Terms of the Lowgators sale were not disclosed.
The NBDL will field six teams for its 2004-05 season, with at least four teams to be added for 2005-06. The NBDL then plans to expand to 15 teams by the 2006-07 season, Evans said.
Last season was the first year in which NBDL teams were given their own logos rather than sharing the main NBDL logo, reflecting the movement from the NBA’s initial unified brand strategy. That effort will continue next season. Each team will have its individual logo emblazoned on its home court.
“It was important to engage in universal branding in our first few years, but now we want to have market identity, and we will be layering that in,” Evans said.

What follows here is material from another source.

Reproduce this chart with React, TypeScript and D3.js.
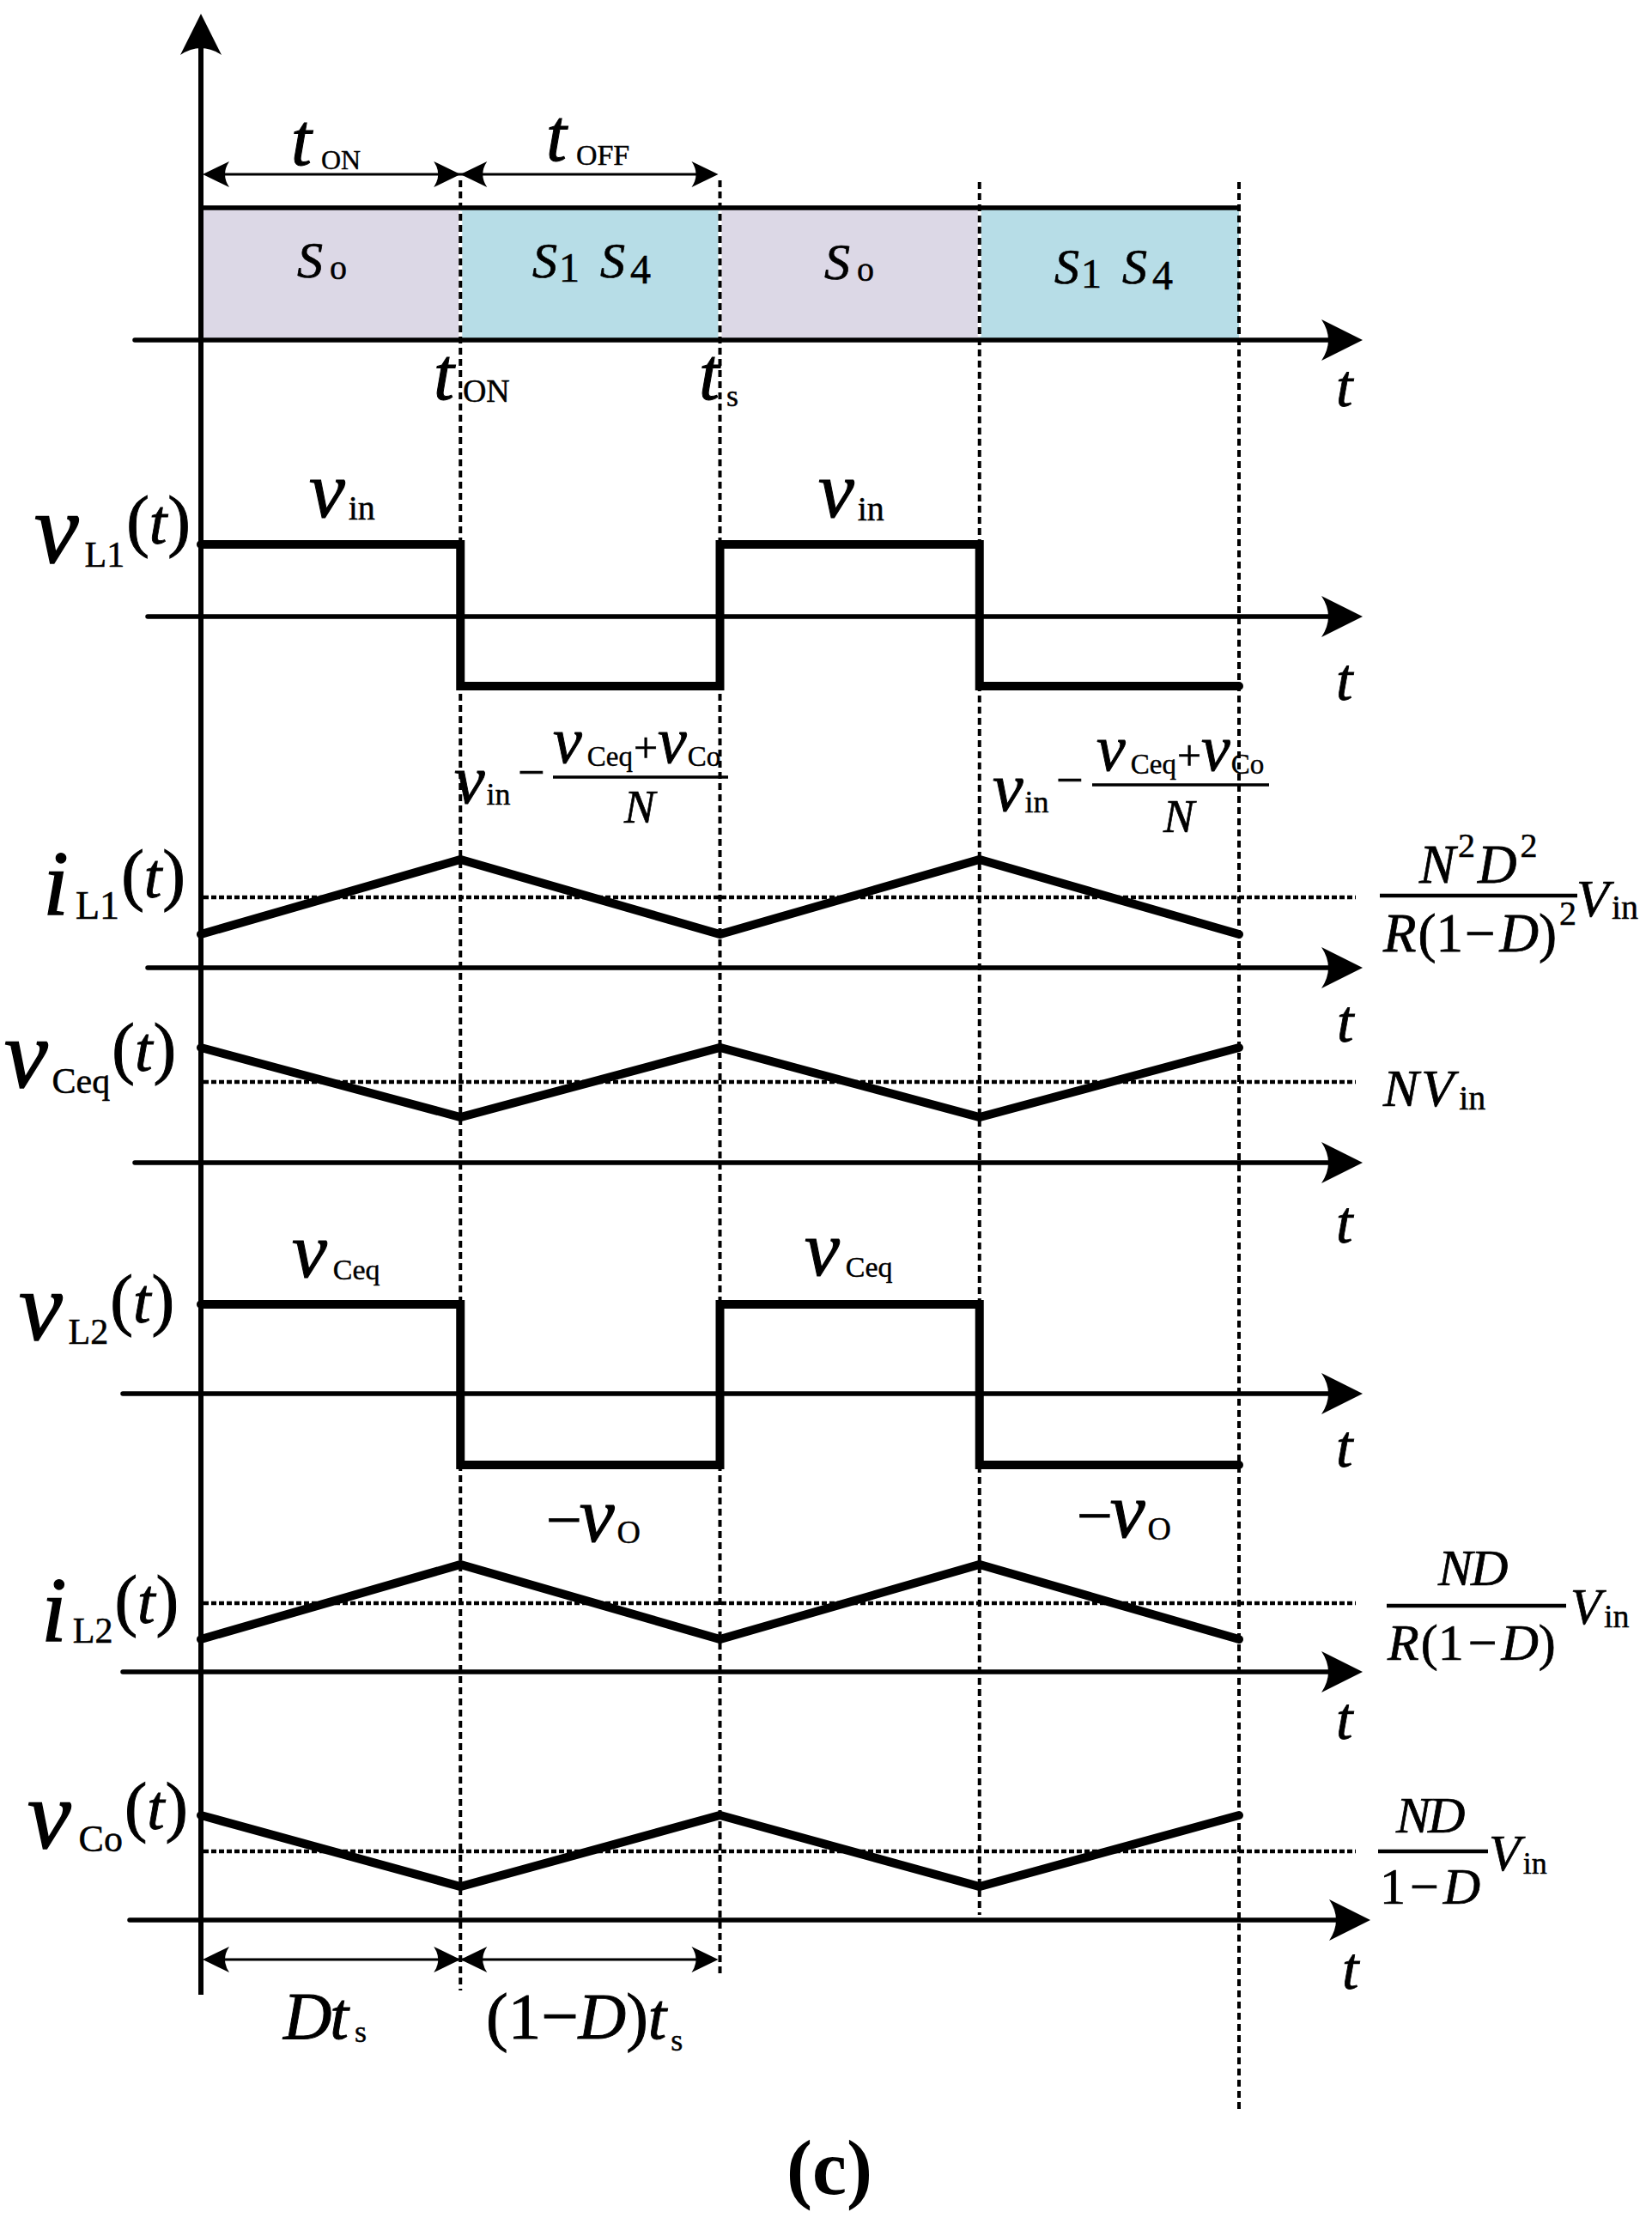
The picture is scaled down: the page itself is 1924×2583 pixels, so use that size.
import React from "react";
import * as d3 from "d3";

const W = 1924;
const H = 2583;
const FONT = "'Liberation Serif','Times New Roman',Times,serif";

// ---------------- data (time in units of the switching period Ts, D = 0.5) ----------------
const switchTimes = [0.5, 1, 1.5, 2];
const phaseStart = [0, 0.5, 1, 1.5];
const phaseEnd = [0.5, 1, 1.5, 2];
const phaseState = ["So", "S1S4", "So", "S1S4"];

const tStep = [0, 0.5, 0.5, 1, 1, 1.5, 1.5, 2];
const vL1Values = [0.84, 0.84, -0.81, -0.81, 0.84, 0.84, -0.81, -0.81];
const vL2Values = [1.04, 1.04, -0.83, -0.83, 1.04, 1.04, -0.83, -0.83];
const tRamp = [0, 0.5, 1, 1.5, 2];
const iL1Values = [0.39, 1.26, 0.39, 1.26, 0.39];
const vCeqValues = [1.34, 0.53, 1.34, 0.53, 1.34];
const iL2Values = [0.38, 1.25, 0.38, 1.25, 0.38];
const vCoValues = [1.22, 0.39, 1.22, 0.39, 1.22];
const iL1Avg = 0.82;
const vCeqAvg = 0.94;
const iL2Avg = 0.8;
const vCoAvg = 0.8;

// ---------------- layout ----------------
const X0 = 234;
const X1 = 1443;
const UNIT = 100;
const rowAxisY = [396, 718, 1127, 1354, 1623, 1947, 2236];
const rowAxisLeft = [157, 172, 172, 157, 143, 143, 151];
const rowArrowTip = [1587, 1587, 1587, 1587, 1587, 1587, 1596];
const rowTLabelX = [1556, 1556, 1557, 1556, 1556, 1556, 1563];
const rowTLabelY = [473, 815, 1213, 1447, 1708, 2025, 2316];
const dashTop = [210, 210, 212, 212];
const dashBottom = [2318, 2303, 2230, 2460];
const avgLineEnd = 1579;
const bandTop = 242;
const spanTopY = 203;
const spanBottomY = 2282;
const bandColors: Record<string, string> = { So: "#DCD8E6", S1S4: "#B7DDE7" };

const x = d3.scaleLinear().domain([0, 2]).range([X0, X1]);
const yRow = (i: number) =>
  d3.scaleLinear().domain([0, 1]).range([rowAxisY[i], rowAxisY[i] - UNIT]);

type Run = { s: string; it?: boolean; fs: number; b?: number; dx?: number; bold?: boolean };
type Label = { x: number; y: number; runs: Run[]; anchor?: string };

const It = (s: string, fs: number, b = 0, dx = 0): Run => ({ s, it: true, fs, b, dx });
const Rm = (s: string, fs: number, b = 0, dx = 0): Run => ({ s, fs, b, dx });

const SoRuns = [It("S", 60), Rm("o", 40, 2, 8)];
const S14Runs = [It("S", 58), Rm("1", 48, 5, 2), It("S", 58, 0, 24), Rm("4", 48, 7, 6)];
const fracLeft = [It("v", 80), Rm("in", 36, 2, 2)];
const fracNum = [It("v", 76), Rm("Ceq", 33, 4, 6), Rm("+", 50, 0, 1), It("v", 76, 0, 0), Rm("Co", 33, 4, 1)];
const tParen = (fs: number, b: number): Run[] => [Rm("(", fs, b, 2), It("t", fs - 6, b), Rm(")", fs, b, 1)];

const labels: Label[] = [
  { x: 339, y: 192, runs: [It("t", 86), Rm("ON", 32, 5, 11)] },
  { x: 636, y: 187, runs: [It("t", 86), Rm("OFF", 34, 5, 11)] },
  { x: 346, y: 323, runs: SoRuns },
  { x: 620, y: 323, runs: S14Runs },
  { x: 960, y: 325, runs: SoRuns },
  { x: 1228, y: 330, runs: S14Runs },
  { x: 505, y: 465, runs: [It("t", 86), Rm("ON", 38, 3, 10)] },
  { x: 814, y: 465, runs: [It("t", 86), Rm("s", 36, 8, 8)] },
  // v_L1
  { x: 40, y: 655, runs: [It("v", 116), Rm("L1", 42, 5, 7), ...tParen(80, -22)] },
  { x: 360, y: 602, runs: [It("v", 94), Rm("in", 40, 3, 4)] },
  { x: 953, y: 602, runs: [It("v", 94), Rm("in", 40, 4, 4)] },
  // v_in - (vCeq + vCo)/N
  { x: 529, y: 935, runs: fracLeft },
  { x: 603, y: 918, runs: [Rm("\u2212", 56)] },
  { x: 644, y: 888, runs: fracNum },
  { x: 727, y: 958, runs: [It("N", 54)] },
  { x: 1156, y: 944, runs: fracLeft },
  { x: 1230, y: 927, runs: [Rm("\u2212", 56)] },
  { x: 1277, y: 897, runs: fracNum },
  { x: 1355, y: 969, runs: [It("N", 54)] },
  // i_L1
  { x: 50, y: 1065, runs: [It("i", 108), Rm("L1", 46, 5, 8), ...tParen(80, -20)] },
  { x: 1653, y: 1028, runs: [It("N", 63), Rm("2", 40, -30, 3), It("D", 63, 0, 3), Rm("2", 40, -30, 4)] },
  { x: 1611, y: 1108, runs: [It("R", 63), Rm("(", 63, 0, 2), Rm("1", 63), Rm("\u2212", 63, 0, 2), It("D", 63, 0, 5), Rm(")", 63), Rm("2", 40, -31, 3)] },
  { x: 1836, y: 1067, runs: [It("V", 62), Rm("in", 40, 3, 3)] },
  // v_Ceq
  { x: 5, y: 1266, runs: [It("v", 114), Rm("Ceq", 42, 7, 5), ...tParen(80, -19)] },
  { x: 1611, y: 1288, runs: [It("N", 62), It("V", 62, 0, 3), Rm("in", 40, 4, 6)] },
  // v_L2
  { x: 22, y: 1560, runs: [It("v", 114), Rm("L2", 42, 5, 7), ...tParen(80, -20)] },
  { x: 340, y: 1487, runs: [It("v", 92), Rm("Ceq", 34, 3, 7)] },
  { x: 937, y: 1485, runs: [It("v", 92), Rm("Ceq", 34, 2, 7)] },
  { x: 636, y: 1795, runs: [Rm("\u2212", 74), It("v", 92, 0, -3), Rm("O", 38, 2, 3)] },
  { x: 1254, y: 1790, runs: [Rm("\u2212", 74), It("v", 92, 0, -3), Rm("O", 38, 3, 3)] },
  // i_L2
  { x: 48, y: 1911, runs: [It("i", 107), Rm("L2", 42, 2, 7), ...tParen(80, -21)] },
  { x: 1675, y: 1846, runs: [It("N", 60), It("D", 60, 0, -2)] },
  { x: 1616, y: 1933, runs: [It("R", 60), Rm("(", 60, 0, 2), Rm("1", 60), Rm("\u2212", 60, 0, 5), It("D", 60, 0, 5), Rm(")", 60)] },
  { x: 1829, y: 1891, runs: [It("V", 59), Rm("in", 38, 4, 3)] },
  // v_Co
  { x: 32, y: 2152, runs: [It("v", 114), Rm("Co", 44, 4, 9), ...tParen(79, -22)] },
  { x: 1626, y: 2134, runs: [It("N", 60), It("D", 60, 0, -3)] },
  { x: 1607, y: 2217, runs: [Rm("1", 60), Rm("\u2212", 60, 0, 5), It("D", 60, 0, 5)] },
  { x: 1734, y: 2178, runs: [It("V", 60), Rm("in", 36, 4, 3)] },
  // bottom spans
  { x: 330, y: 2374, runs: [It("D", 78), It("t", 78, 0, -2), Rm("s", 36, 4, 7)] },
  { x: 566, y: 2374, runs: [Rm("(", 77), Rm("1", 77), Rm("\u2212", 77), It("D", 77), Rm(")", 77), It("t", 77), Rm("s", 36, 14, 5)] },
];

const fracBars = [
  { x1: 644, x2: 848, y: 905, w: 3.5 },
  { x1: 1272, x2: 1478, y: 914, w: 3.5 },
  { x1: 1607, x2: 1837, y: 1043, w: 4.5 },
  { x1: 1615, x2: 1824, y: 1870, w: 4.5 },
  { x1: 1605, x2: 1733, y: 2156, w: 4.5 },
];

function MathText({ l }: { l: Label }) {
  let cur = 0;
  return (
    <text x={l.x} y={l.y} fontFamily={FONT} fill="#000" textAnchor={l.anchor || "start"}>
      {l.runs.map((r, i) => {
        const target = r.b ?? 0;
        const dy = target - cur;
        cur = target;
        return (
          <tspan
            key={i}
            dy={dy}
            dx={r.dx ?? 0}
            fontSize={r.fs}
            fontStyle={r.it ? "italic" : "normal"}
            fontWeight={r.bold ? "bold" : "normal"}
            stroke="#000"
            strokeWidth={r.fs * 0.012}
          >
            {r.s}
          </tspan>
        );
      })}
    </text>
  );
}

function arrowHead(tx: number, ty: number, angle: number, len: number, half: number, concave: number, key: string) {
  const d = `M0,0 L${-len},${-half} Q${-len + 2 * concave},0 ${-len},${half} Z`;
  return <path key={key} d={d} transform={`translate(${tx},${ty}) rotate(${angle})`} fill="#000" />;
}

export default function App() {
  const line = d3
    .line<[number, number]>()
    .x((d) => x(d[0]))
    .y((d) => d[1]);

  const series = [
    { row: 1, t: tStep, v: vL1Values },
    { row: 2, t: tRamp, v: iL1Values },
    { row: 3, t: tRamp, v: vCeqValues },
    { row: 4, t: tStep, v: vL2Values },
    { row: 5, t: tRamp, v: iL2Values },
    { row: 6, t: tRamp, v: vCoValues },
  ];
  const avgs = [
    { row: 2, v: iL1Avg },
    { row: 3, v: vCeqAvg },
    { row: 5, v: iL2Avg },
    { row: 6, v: vCoAvg },
  ];

  return (
    <svg width={W} height={H} viewBox={`0 0 ${W} ${H}`} style={{ position: "absolute", left: 0, top: 0, background: "#fff" }}>
      <rect x={0} y={0} width={W} height={H} fill="#fff" />
      {/* switching-state band */}
      {phaseStart.map((t0, i) => (
        <rect key={"band" + i} x={x(t0)} y={bandTop} width={x(phaseEnd[i]) - x(t0)} height={rowAxisY[0] - bandTop} fill={bandColors[phaseState[i]]} />
      ))}
      {switchTimes.slice(0, 3).map((t, i) => (
        <line key={"wsep" + i} x1={x(t)} x2={x(t)} y1={bandTop + 4} y2={rowAxisY[0] - 4} stroke="#fff" strokeWidth={4} />
      ))}
      <line x1={X0} x2={x(2) + 2} y1={bandTop} y2={bandTop} stroke="#000" strokeWidth={5.5} />

      {/* dashed switching instants */}
      {switchTimes.map((t, i) => (
        <line key={"dash" + i} x1={x(t)} x2={x(t)} y1={dashTop[i]} y2={dashBottom[i]} stroke="#000" strokeWidth={4} strokeDasharray="8 5" />
      ))}

      {/* dotted averages */}
      {avgs.map((a, i) => {
        const y = yRow(a.row)(a.v);
        return <line key={"avg" + i} x1={X0 + 3} x2={avgLineEnd} y1={y} y2={y} stroke="#000" strokeWidth={4.5} strokeDasharray="6 3" />;
      })}

      {/* time axes */}
      {rowAxisY.map((ay, i) => (
        <g key={"axis" + i}>
          <line x1={rowAxisLeft[i]} x2={rowArrowTip[i] - 30} y1={ay} y2={ay} stroke="#000" strokeWidth={5.5} strokeLinecap="round" />
          {arrowHead(rowArrowTip[i], ay, 0, 48, 24, 8, "ah" + i)}
        </g>
      ))}
      {/* vertical axis */}
      <line x1={X0} x2={X0} y1={40} y2={2323} stroke="#000" strokeWidth={6} />
      {arrowHead(X0, 16, -90, 48, 24, 8, "yah")}

      {/* waveforms */}
      {series.map((s, i) => {
        const ys = yRow(s.row);
        const pts: [number, number][] = s.t.map((t, k) => [t, ys(s.v[k])]);
        return (
          <path key={"wf" + i} d={line(pts) || ""} fill="none" stroke="#000" strokeWidth={10} strokeLinecap="round" strokeLinejoin="miter" />
        );
      })}

      {/* span arrows */}
      {[spanTopY, spanBottomY].map((sy, j) => (
        <g key={"span" + j}>
          <line x1={x(0) + 10} x2={x(1) - 10} y1={sy} y2={sy} stroke="#000" strokeWidth={2.8} />
          {arrowHead(x(0) + 2, sy, 180, 31, 15, 5, "s1" + j)}
          {arrowHead(x(0.5), sy, 0, 31, 15, 5, "s2" + j)}
          {arrowHead(x(0.5), sy, 180, 31, 15, 5, "s3" + j)}
          {arrowHead(x(1) - 2, sy, 0, 31, 15, 5, "s4" + j)}
        </g>
      ))}

      {/* fraction bars */}
      {fracBars.map((f, i) => (
        <line key={"fb" + i} x1={f.x1} x2={f.x2} y1={f.y} y2={f.y} stroke="#000" strokeWidth={f.w} />
      ))}

      {/* labels */}
      {rowTLabelY.map((ty, i) => (
        <text key={"tl" + i} x={rowTLabelX[i]} y={ty} fontFamily={FONT} fontStyle="italic" fontSize={70} stroke="#000" strokeWidth={0.8}>
          t
        </text>
      ))}
      {labels.map((l, i) => (
        <MathText key={"lb" + i} l={l} />
      ))}
      <text x={966} y={2555} fontFamily={FONT} fontWeight="bold" fontSize={90} textAnchor="middle">
        (c)
      </text>
    </svg>
  );
}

The NBDL plans to hold a “showcase weekend” in January to bring each of the six teams together to play games in Columbus, Ga., in order to help NBA scouts more easily evaluate players for call-ups to NBA teams. NBA teams are allowed to sign players to 10-day contracts after Jan 6.
The relationship of NBDL players and NBA teams is expected to be discussed as part of the NBA’s coming collective-bargaining negotiations. Earlier this year, NBA Commissioner David Stern said he’d like to pursue an effort to affiliate NBDL teams directly with NBA clubs in a structure similar to that of MLB and Minor League Baseball.
“That’s an issue that David Stern and the NBA are continuing to discuss, and I imagine it will continue,” Evans said.
The 48-game NBDL season begins Nov. 19, a week earlier than last season to let play begin before Thanksgiving weekend, Evans said. Joining the relocated Lowgators for next season are teams in Huntsville, Ala.; Roanoke, Va.; Fayetteville, Ark.; Columbus, Ga.; and Asheville, N.C.